*MATERIAL*:
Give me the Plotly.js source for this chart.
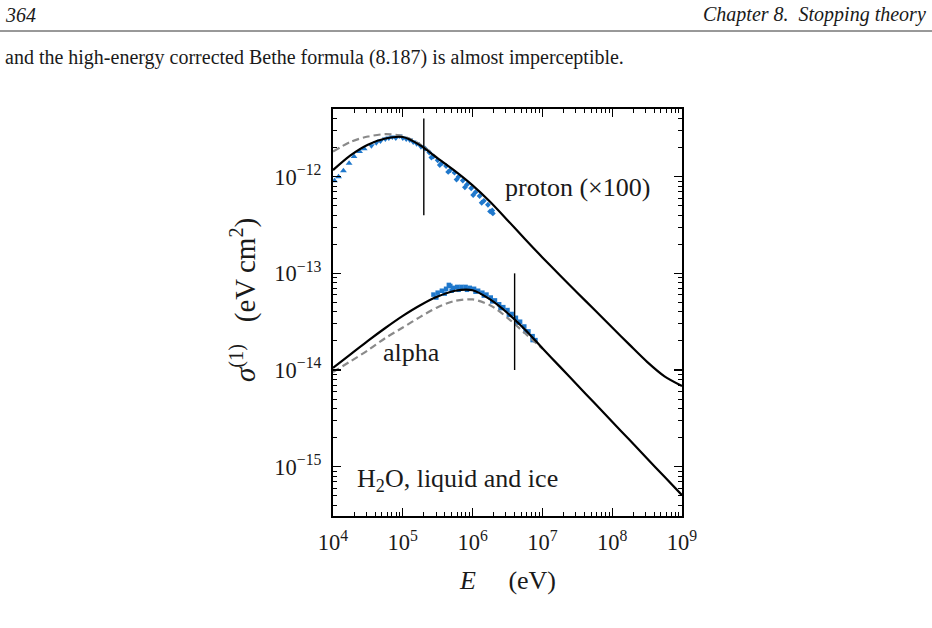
<!DOCTYPE html>
<html>
<head>
<meta charset="utf-8">
<script src="https://cdn.plot.ly/plotly-3.0.1.min.js"></script>
<style>
  html, body { margin: 0; padding: 0; background: #fff; }
  #chart { width: 932px; height: 628px; }
</style>
</head>
<body>
<div id="chart"></div>
<script>
// Electronic stopping cross section of H2O (liquid and ice), eV cm^2.
// Proton values are multiplied by 100.

// --- proton, corrected Bethe theory (solid) ---
const protonE = [1e4, 1.78e4, 3.16e4, 5.62e4, 1e5, 1.78e5, 3.16e5, 5.62e5, 1e6, 1.78e6, 3.16e6, 5.62e6, 1e7, 1.78e7, 3.16e7, 5.62e7, 1e8, 1.78e8, 3.16e8, 5.62e8, 1e9];
const protonS = [1.17e-12, 1.66e-12, 2.14e-12, 2.48e-12, 2.57e-12, 2.11e-12, 1.55e-12, 1.14e-12, 8.13e-13, 5.50e-13, 3.55e-13, 2.265e-13, 1.462e-13, 9.55e-14, 6.31e-14, 4.17e-14, 2.75e-14, 1.82e-14, 1.216e-14, 8.61e-15, 6.84e-15];

// --- proton, alternative theory (dashed) ---
const protonDashE = [1e4, 1.78e4, 3.16e4, 5.62e4, 1e5, 1.78e5, 3.16e5];
const protonDashS = [1.82e-12, 2.29e-12, 2.60e-12, 2.75e-12, 2.63e-12, 2.16e-12, 1.55e-12];

// --- proton, measurements ---
const protonUpE = [1.05e4, 1.2e4, 1.41e4, 1.7e4, 2.0e4, 2.4e4, 2.8e4];
const protonUpS = [9.1e-13, 1.0e-12, 1.15e-12, 1.38e-12, 1.62e-12, 1.82e-12, 1.95e-12];
const protonDownE = [3.55e4, 4.17e4, 4.79e4, 5.62e4, 6.31e4, 7.08e4, 7.94e4, 8.91e4, 1.0e5, 1.12e5, 1.26e5, 1.41e5, 1.58e5, 1.82e5];
const protonDownS = [2.09e-12, 2.24e-12, 2.34e-12, 2.45e-12, 2.51e-12, 2.57e-12, 2.51e-12, 2.63e-12, 2.51e-12, 2.45e-12, 2.40e-12, 2.29e-12, 2.19e-12, 2.04e-12];
const protonHighE = [2.09e5, 2.40e5, 2.75e5, 3.16e5, 3.63e5, 4.17e5, 4.79e5, 5.50e5, 6.31e5, 7.24e5, 8.32e5, 9.55e5, 1.10e6, 1.26e6, 1.45e6, 1.66e6, 1.91e6,
                     2.57e5, 3.39e5, 4.47e5, 5.89e5, 7.76e5, 1.02e6, 1.35e6, 1.78e6, 1.95e6];
const protonHighS = [1.95e-12, 1.78e-12, 1.62e-12, 1.48e-12, 1.38e-12, 1.29e-12, 1.17e-12, 1.10e-12, 1.00e-12, 9.12e-13, 8.32e-13, 7.59e-13, 6.92e-13, 6.31e-13, 5.62e-13, 5.13e-13, 4.47e-13,
                     1.58e-12, 1.32e-12, 1.12e-12, 9.33e-13, 7.76e-13, 6.46e-13, 5.37e-13, 4.37e-13, 4.17e-13];

// --- alpha, corrected Bethe theory (solid) ---
const alphaE = [1e4, 1.78e4, 3.16e4, 5.62e4, 1e5, 1.78e5, 3.16e5, 5.62e5, 1e6, 1.78e6, 3.16e6, 5.62e6, 1e7, 1.78e7, 3.16e7, 5.62e7, 1e8, 1.78e8, 3.16e8, 5.62e8, 1e9];
const alphaS = [1.05e-14, 1.45e-14, 2.0e-14, 2.72e-14, 3.63e-14, 4.68e-14, 5.75e-14, 6.61e-14, 6.68e-14, 5.37e-14, 3.89e-14, 2.63e-14, 1.679e-14, 1.084e-14, 7.0e-15, 4.52e-15, 2.917e-15, 1.884e-15, 1.216e-15, 7.85e-16, 5.07e-16];

// --- alpha, alternative theory (dashed) ---
const alphaDashE = [1e4, 1.78e4, 3.16e4, 5.62e4, 1e5, 1.78e5, 3.16e5, 5.62e5, 1e6, 1.78e6, 3.16e6, 5.62e6, 1e7];
const alphaDashS = [9.55e-15, 1.23e-14, 1.60e-14, 2.14e-14, 2.75e-14, 3.55e-14, 4.47e-14, 5.19e-14, 5.37e-14, 4.68e-14, 3.47e-14, 2.40e-14, 1.66e-14];

// --- alpha, measurements ---
const alphaDataE = [2.75e5, 3.16e5, 3.63e5, 4.17e5, 4.57e5, 4.79e5, 5.25e5, 6.03e5, 6.92e5, 7.94e5, 9.12e5, 1.05e6, 1.20e6, 1.38e6, 1.58e6, 1.82e6, 2.09e6, 2.40e6, 2.75e6, 3.16e6, 3.63e6, 4.17e6, 4.79e6, 5.50e6, 6.31e6, 7.24e6, 7.94e6,
                    3.02e5, 3.98e5, 5.01e5, 6.31e5, 8.32e5, 1.10e6, 1.45e6, 1.91e6, 2.51e6, 3.31e6, 4.37e6, 5.75e6, 7.24e6];
const alphaDataS = [6.03e-14, 6.31e-14, 6.61e-14, 6.92e-14, 7.59e-14, 7.41e-14, 7.08e-14, 7.24e-14, 7.24e-14, 7.24e-14, 7.08e-14, 6.92e-14, 6.61e-14, 6.31e-14, 6.03e-14, 5.62e-14, 5.25e-14, 4.79e-14, 4.47e-14, 4.17e-14, 3.80e-14, 3.47e-14, 3.16e-14, 2.82e-14, 2.51e-14, 2.24e-14, 2.04e-14,
                    5.62e-14, 6.17e-14, 6.61e-14, 6.76e-14, 6.76e-14, 6.46e-14, 5.89e-14, 5.13e-14, 4.37e-14, 3.72e-14, 3.09e-14, 2.51e-14, 2.04e-14];

// --- markers separating the validity regions ---
const protonCutE = [2e5, 2e5];
const protonCutS = [4e-12, 4e-13];
const alphaCutE = [4e6, 4e6];
const alphaCutS = [1e-13, 1e-14];

const FONT = 'Liberation Serif, Times New Roman, serif';
const INK = '#1a1a1a';
const BLUE = '#1f78cc';
const GREY = '#8a8a8a';

// plot box in page pixels
const L = 333, R = 682, T = 109, B = 516, W = 932, H = 628;
const px = x => (x - L) / (R - L);
const py = y => (B - y) / (B - T);

function curve(x, y, dashed) {
  return {
    x, y, type: 'scatter', mode: 'lines', hoverinfo: 'skip',
    line: dashed ? { color: GREY, width: 2.2, dash: '7px,4px', shape: 'spline', smoothing: 0.8 }
                 : { color: '#000', width: 2.2, shape: 'spline', smoothing: 0.8 }
  };
}
function points(x, y, symbol, size) {
  return { x, y, type: 'scatter', mode: 'markers', hoverinfo: 'skip',
           marker: { symbol, size, color: BLUE, line: { width: 0 } } };
}
function cut(x, y) {
  return { x, y, type: 'scatter', mode: 'lines', hoverinfo: 'skip', line: { color: '#000', width: 1.4 } };
}

const traces = [
  points(protonUpE, protonUpS, 'triangle-up', 6),
  points(protonDownE, protonDownS, 'triangle-down', 6),
  points(protonHighE, protonHighS, 'diamond', 4.5),
  points(alphaDataE, alphaDataS, 'square', 4.5),
  curve(protonDashE, protonDashS, true),
  curve(alphaDashE, alphaDashS, true),
  curve(protonE, protonS, false),
  curve(alphaE, alphaS, false),
  cut(protonCutE, protonCutS),
  cut(alphaCutE, alphaCutS)
];

const axisCommon = {
  type: 'log', showgrid: false, zeroline: false,
  showline: true, linecolor: '#000', linewidth: 2, mirror: 'allticks',
  ticks: 'inside', ticklen: 8, tickwidth: 1.3, tickcolor: '#000',
  tickmode: 'linear', tick0: 0, dtick: 1,
  exponentformat: 'power', showexponent: 'all',
  tickfont: { family: FONT, size: 18, color: INK },
  minor: { ticks: 'inside', ticklen: 4, tickwidth: 1, tickcolor: '#000', dtick: 'D1', showgrid: false }
};

const annText = (text, x, y, size, opts) => Object.assign({
  text, xref: 'paper', yref: 'paper', x: px(x), y: py(y), showarrow: false,
  font: { family: FONT, size, color: INK }, xanchor: 'center', yanchor: 'middle'
}, opts || {});

const layout = {
  width: W, height: H,
  margin: { l: L, r: W - R, t: T, b: H - B, pad: 0 },
  paper_bgcolor: '#fff', plot_bgcolor: '#fff',
  showlegend: false,
  xaxis: Object.assign({}, axisCommon, { range: [4, 9], ticklabelstandoff: 6 }),
  yaxis: Object.assign({}, axisCommon, { range: [-15.51, -11.30], ticklabelstandoff: 6 }),
  shapes: [
    { type: 'line', xref: 'paper', yref: 'paper', x0: px(0), x1: px(W), y0: py(31), y1: py(31),
      line: { color: '#333', width: 1 } }
  ],
  annotations: [
    annText('<i>364</i>', 3, 15, 20, { xanchor: 'left' }),
    annText('<i>Chapter 8.\u00a0\u00a0Stopping theory</i>', 928, 15, 20, { xanchor: 'right' }),
    annText('and the high-energy corrected Bethe formula (8.187) is almost imperceptible.', 3, 57, 20, { xanchor: 'left' }),
    annText('proton (×100)', 577, 187, 26),
    annText('alpha', 411, 352, 26),
    annText('H<sub>2</sub>O, liquid and ice', 355, 480, 26, { xanchor: 'left' }),
    annText('<i>E</i>\u00a0\u00a0\u00a0\u00a0\u00a0(eV)', 507, 580, 26),
    annText('<i>σ</i><sup>(1)</sup>\u00a0\u00a0\u00a0(eV\u2009cm<sup>2</sup>)', 243, 300, 29, { textangle: -90 })
  ]
};

Plotly.newPlot('chart', traces, layout, { staticPlot: true, displayModeBar: false });
</script>
</body>
</html>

*PROBLEM DETAILS*: Go from the first line of the listing to the line holding "multiplied by 100." and, please, transcribe those lines exactly, both included, with no pictures.

*RESULT OF THE EXERCISE*:
Give me the Plotly.js source for this chart.
<!DOCTYPE html>
<html>
<head>
<meta charset="utf-8">
<script src="https://cdn.plot.ly/plotly-3.0.1.min.js"></script>
<style>
  html, body { margin: 0; padding: 0; background: #fff; }
  #chart { width: 932px; height: 628px; }
</style>
</head>
<body>
<div id="chart"></div>
<script>
// Electronic stopping cross section of H2O (liquid and ice), eV cm^2.
// Proton values are multiplied by 100.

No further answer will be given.